- What is asked -
Filter the listing below, copying every line in which the word "page" appears.

- Data shown -

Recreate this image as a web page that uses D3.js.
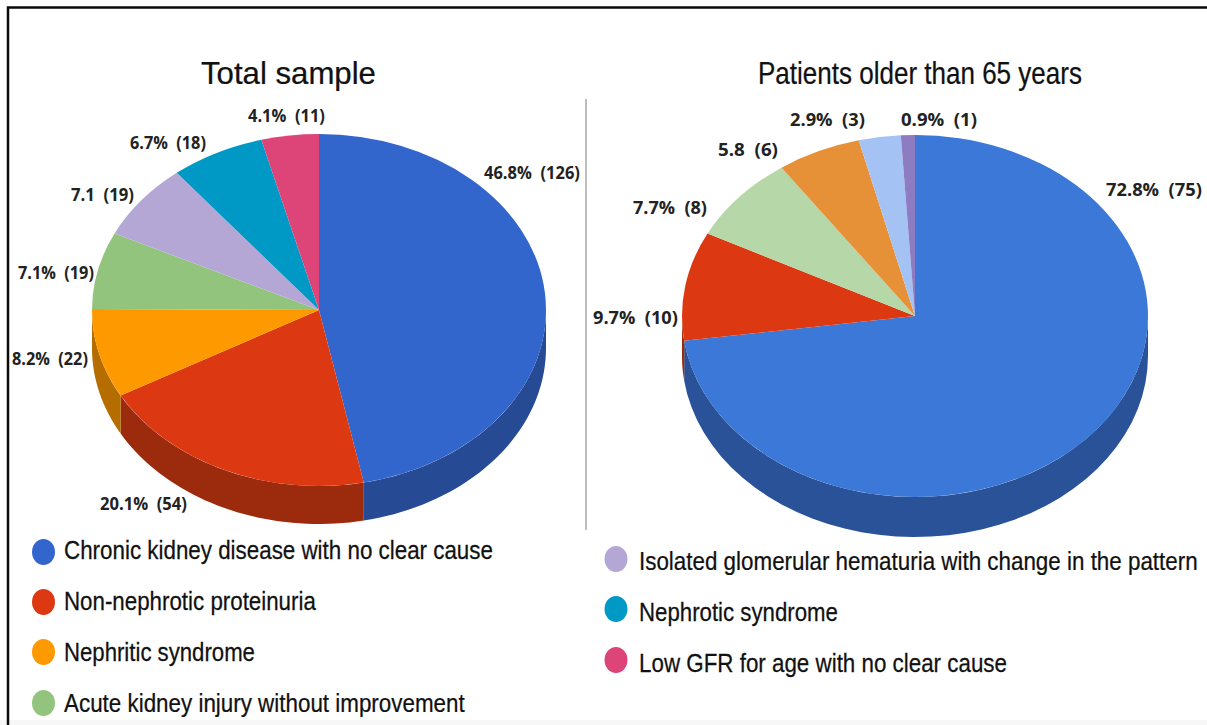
<!DOCTYPE html>
<html>
<head>
<meta charset="utf-8">
<script src="https://cdn.jsdelivr.net/npm/d3@7"></script>
<style>
  html, body { margin: 0; padding: 0; background: #fff; overflow: hidden; }
  text { fill: #111; }
  .title, .legend { font-family: "Liberation Sans", Arial, sans-serif; stroke: #111; stroke-width: 0.25; }
  .lab { font-family: "Open Sans", sans-serif; font-weight: 700; font-size: 18px; fill: #222; white-space: pre; }
</style>
</head>
<body>
<div id="chart"></div>
<script>
// counts per category, clockwise from 12 o'clock
const totalValues = [126, 54, 22, 19, 19, 18, 11];
const totalLabels = ["46.8%  (126)", "20.1%  (54)", "8.2%  (22)", "7.1%  (19)", "7.1  (19)", "6.7%  (18)", "4.1%  (11)"];
const olderValues = [75, 10, 8, 6, 3, 1];
const olderLabels = ["72.8%  (75)", "9.7%  (10)", "7.7%  (8)", "5.8  (6)", "2.9%  (3)", "0.9%  (1)"];
const legendLeft = ["Chronic kidney disease with no clear cause", "Non-nephrotic proteinuria", "Nephritic syndrome", "Acute kidney injury without improvement"];
const legendRight = ["Isolated glomerular hematuria with change in the pattern", "Nephrotic syndrome", "Low GFR for age with no clear cause"];

const totalColors = ["#3366cc", "#dc3912", "#ff9900", "#93c47d", "#b4a7d6", "#0099c6", "#dd4477"];
const totalSides = ["#264a94", "#9c2a0c", "#b56d00", "#93c47d", "#b4a7d6", "#0099c6", "#dd4477"];
const olderColors = ["#3c78d8", "#dc3912", "#b6d7a8", "#e69138", "#a4c2f4", "#8e7cc3"];
const olderSides = ["#2a5298", "#9c2a0c", "#b6d7a8", "#e69138", "#a4c2f4", "#8e7cc3"];

// label placement: x start, x end, baseline
const totalLabelPos = [[484, 580, 179], [100, 187, 510], [12, 88, 365], [18, 94, 279], [71, 134, 201], [130, 206, 149], [248, 325, 122]];
const olderLabelPos = [[1106, 1202, 196], [593, 678, 324], [633, 707, 214], [718, 778, 156], [790, 865, 126], [901, 977, 126]];

const svg = d3.select("#chart").append("svg")
  .attr("width", 1207)
  .attr("height", 725);

svg.append("rect").attr("width", 1207).attr("height", 725).attr("fill", "#fff");
// faint strip along the bottom of the scan
svg.append("rect").attr("y", 720).attr("width", 1207).attr("height", 5).attr("fill", "#f7f7f7");

// frame, only top and left show up in the picture
svg.append("path")
  .attr("d", "M8,725V7.5H1207")
  .attr("fill", "none")
  .attr("stroke", "#0a0a0a")
  .attr("stroke-width", 2.5);

svg.append("line")
  .attr("x1", 586).attr("x2", 586)
  .attr("y1", 99).attr("y2", 530)
  .attr("stroke", "#a8a8a8")
  .attr("stroke-width", 1.5);

// squeeze a text horizontally so it runs from x0 to x1, the source fonts are narrow
const fitText = (sel, x0, x1, y) => {
  sel.each(function(d, i) {
    const w = this.getComputedTextLength();
    const a = x0(d, i);
    d3.select(this).attr("transform",
      "translate(" + a + "," + y(d, i) + ") scale(" + (x1(d, i) - a) / w + ",1)");
  });
};

const drawPie = (o) => {
  const slices = d3.pie().sort(null).value(d => d)(o.values);
  const k = o.ry / o.rx;
  const px = a => o.cx + o.rx * Math.sin(a);
  const py = a => o.cy - o.ry * Math.cos(a);

  // side wall, only the front half of the ellipse
  const wall = svg.append("g");
  slices.forEach((s, i) => {
    const a0 = Math.max(s.startAngle, Math.PI / 2);
    const a1 = Math.min(s.endAngle, Math.PI * 1.5);
    if (a1 <= a0) return;
    const steps = d3.range(0, 41).map(t => a0 + (a1 - a0) * t / 40);
    const top = steps.map(a => [px(a), py(a)]);
    const bottom = steps.slice().reverse().map(a => [px(a), py(a) + o.depth]);
    wall.append("path")
      .attr("d", d3.line()(top.concat(bottom)) + "Z")
      .attr("fill", o.sides[i]);
  });

  const arc = d3.arc().innerRadius(0).outerRadius(o.rx);
  svg.append("g")
    .attr("transform", "translate(" + o.cx + "," + o.cy + ") scale(1," + k + ")")
    .selectAll("path").data(slices).enter()
    .append("path")
    .attr("d", arc)
    .attr("fill", (d, i) => o.colors[i]);

  svg.append("g").selectAll("text").data(o.labels).enter()
    .append("text")
    .attr("class", "lab")
    .text(d => d)
    .call(fitText, (d, i) => o.labelPos[i][0], (d, i) => o.labelPos[i][1], (d, i) => o.labelPos[i][2]);
};

drawPie({cx: 319, cy: 310, rx: 227, ry: 176, depth: 38, values: totalValues,
  colors: totalColors, sides: totalSides, labels: totalLabels, labelPos: totalLabelPos});
drawPie({cx: 915, cy: 316, rx: 233, ry: 181, depth: 40, values: olderValues,
  colors: olderColors, sides: olderSides, labels: olderLabels, labelPos: olderLabelPos});

svg.append("text").attr("class", "title")
  .attr("font-size", 31)
  .text("Total sample")
  .call(fitText, () => 201, () => 376, () => 84);
svg.append("text").attr("class", "title")
  .attr("font-size", 31)
  .text("Patients older than 65 years")
  .call(fitText, () => 758, () => 1082, () => 84);

// legend, two columns, colours follow the total sample slices
const legendRows = [
  {text: legendLeft[0], color: totalColors[0], cx: 43.5, cy: 552, x: 64, end: 493, y: 559},
  {text: legendLeft[1], color: totalColors[1], cx: 43.5, cy: 602, x: 64, end: 316, y: 610},
  {text: legendLeft[2], color: totalColors[2], cx: 43.5, cy: 652, x: 64, end: 255, y: 661},
  {text: legendLeft[3], color: totalColors[3], cx: 43.5, cy: 703, x: 64, end: 465, y: 712},
  {text: legendRight[0], color: totalColors[4], cx: 616, cy: 559, x: 639, end: 1198, y: 570},
  {text: legendRight[1], color: totalColors[5], cx: 616, cy: 609, x: 639, end: 838, y: 621},
  {text: legendRight[2], color: totalColors[6], cx: 616, cy: 660, x: 639, end: 1007, y: 672}
];

const rows = svg.append("g").selectAll("g").data(legendRows).enter().append("g");
rows.append("ellipse")
  .attr("cx", d => d.cx).attr("cy", d => d.cy)
  .attr("rx", 11.5).attr("ry", 13)
  .attr("fill", d => d.color);
rows.append("text").attr("class", "legend")
  .attr("font-size", 26)
  .text(d => d.text)
  .call(fitText, d => d.x, d => d.end, d => d.y);
</script>
</body>
</html>
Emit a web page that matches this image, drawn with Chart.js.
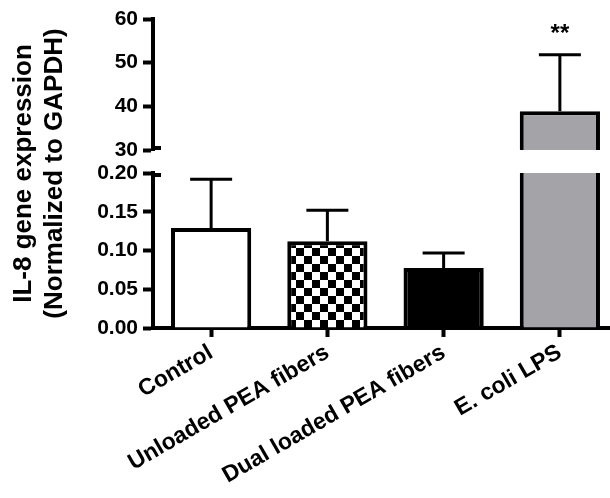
<!DOCTYPE html>
<html>
<head>
<meta charset="utf-8">
<script src="https://cdn.jsdelivr.net/npm/chart.js@4.4.1/dist/chart.umd.min.js"></script>
<style>
  html, body { margin: 0; padding: 0; overflow: hidden; background: #fff; }
  #wrap { width: 618px; height: 498px; }
</style>
</head>
<body>
<div id="wrap"><canvas id="chart"></canvas></div>
<script>
const categories = ['Control', 'Unloaded PEA fibers', 'Dual loaded PEA fibers', 'E. coli LPS'];
const means = [0.129, 0.112, 0.0774, 38.9];
const errorTops = [0.192, 0.152, 0.0968, 51.8];
const significance = ['', '', '', '**'];
const lowerTicks = [0, 0.05, 0.10, 0.15, 0.20];
const upperTicks = [30, 40, 50, 60];
const yTitle = ['IL-8 gene expression', '(Normalized to GAPDH)'];

const FONT = "'Liberation Sans', Arial, Helvetica, sans-serif";
const lowerMax = lowerTicks[lowerTicks.length - 1];

function checkerPattern(size) {
    const c = document.createElement('canvas');
    c.width = c.height = size * 2;
    const g = c.getContext('2d');
    g.fillStyle = '#fff';
    g.fillRect(0, 0, size * 2, size * 2);
    g.fillStyle = '#000';
    g.fillRect(0, 0, size, size);
    g.fillRect(size, size, size, size);
    return g.createPattern(c, 'repeat');
}

const fills = ['#ffffff', checkerPattern(8), '#000000', '#a4a3a7'];

// error bars, axis break marks, significance stars and the y title
const extras = {
    id: 'extras',
    afterDatasetsDraw(chart) {
        const { ctx, scales: { x, yLow, yHigh } } = chart;
        ctx.save();
        ctx.strokeStyle = '#000';
        ctx.fillStyle = '#000';

        ctx.lineWidth = 3;
        means.forEach((m, i) => {
            const ys = m > lowerMax ? yHigh : yLow;
            const cx = x.getPixelForValue(i);
            const y0 = ys.getPixelForValue(m);
            const y1 = ys.getPixelForValue(errorTops[i]);
            ctx.beginPath();
            ctx.moveTo(cx, y0);
            ctx.lineTo(cx, y1);
            ctx.moveTo(cx - 21, y1);
            ctx.lineTo(cx + 21, y1);
            ctx.stroke();
            if (significance[i]) {
                ctx.font = 'bold 24px ' + FONT;
                ctx.textAlign = 'center';
                ctx.textBaseline = 'alphabetic';
                ctx.fillText(significance[i], cx, y1 - 14);
            }
        });

        // little stubs where the axis is broken
        ctx.lineWidth = 4;
        const ax = yLow.right;
        [yHigh.bottom - 2, yLow.top + 2].forEach(y => {
            ctx.beginPath();
            ctx.moveTo(ax - 2, y);
            ctx.lineTo(ax + 8, y);
            ctx.stroke();
        });

        // y title, centred on the whole broken axis
        const cy = (yHigh.top + yLow.bottom) / 2;
        ctx.translate(24, cy);
        ctx.rotate(-Math.PI / 2);
        ctx.font = 'bold 26px ' + FONT;
        ctx.textAlign = 'center';
        ctx.textBaseline = 'middle';
        yTitle.forEach((line, k) => ctx.fillText(line, 0, k * 31));
        ctx.restore();
    }
};

const tickFont = { family: FONT, size: 21, weight: 'bold' };
const axisWidth = s => { s.width = 153; };

function yAxis(ticks, weight, stackWeight) {
    return {
        type: 'linear',
        position: 'left',
        stack: 'y',
        stackWeight: stackWeight,
        weight: weight,
        min: ticks[0],
        max: ticks[ticks.length - 1],
        afterBuildTicks: s => { s.ticks = ticks.map(v => ({ value: v })); },
        ticks: {
            color: '#000',
            font: tickFont,
            padding: 5,
            callback: v => (ticks === lowerTicks ? v.toFixed(2) : String(v))
        },
        grid: { drawOnChartArea: false, tickLength: 10, tickWidth: 4, tickColor: '#000', color: '#000' },
        border: { color: '#000', width: 4 },
        afterFit: axisWidth
    };
}

new Chart(document.getElementById('chart'), {
    type: 'bar',
    data: {
        labels: categories,
        datasets: [
            {
                data: means,
                yAxisID: 'yLow',
                backgroundColor: fills,
                borderColor: '#000',
                borderWidth: 4,
                grouped: false,
                barPercentage: 0.69,
                categoryPercentage: 1
            },
            {
                data: means.map(m => (m > lowerMax ? m : null)),
                yAxisID: 'yHigh',
                backgroundColor: fills,
                borderColor: '#000',
                borderWidth: 4,
                grouped: false,
                barPercentage: 0.69,
                categoryPercentage: 1
            }
        ]
    },
    options: {
        responsive: true,
        maintainAspectRatio: false,
        animation: false,
        layout: { padding: { top: 19, left: 0, right: 0, bottom: 0 } },
        plugins: { legend: { display: false }, tooltip: { enabled: false } },
        scales: {
            x: {
                type: 'category',
                offset: true,
                grid: { drawOnChartArea: false, offset: false, tickLength: 9, tickWidth: 4, tickColor: '#000', color: '#000' },
                border: { color: '#000', width: 4 },
                ticks: {
                    color: '#000',
                    font: { family: FONT, size: 23, weight: 'bold' },
                    minRotation: 30,
                    maxRotation: 30,
                    autoSkip: false,
                    padding: 2
                },
                afterFit: s => { s.height = 170; }
            },
            yLow: yAxis(lowerTicks, 1, 155),
            yGap: {
                type: 'linear',
                position: 'left',
                stack: 'y',
                stackWeight: 23,
                weight: 2,
                min: 0,
                max: 1,
                ticks: { display: false },
                grid: { display: false },
                border: { display: false },
                afterFit: axisWidth
            },
            yHigh: yAxis(upperTicks, 3, 131)
        }
    },
    plugins: [extras]
});
</script>
</body>
</html>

- Task solution -
Recreate this image as a web page that uses D3.js.
Emit a web page that matches this image, drawn with Chart.js.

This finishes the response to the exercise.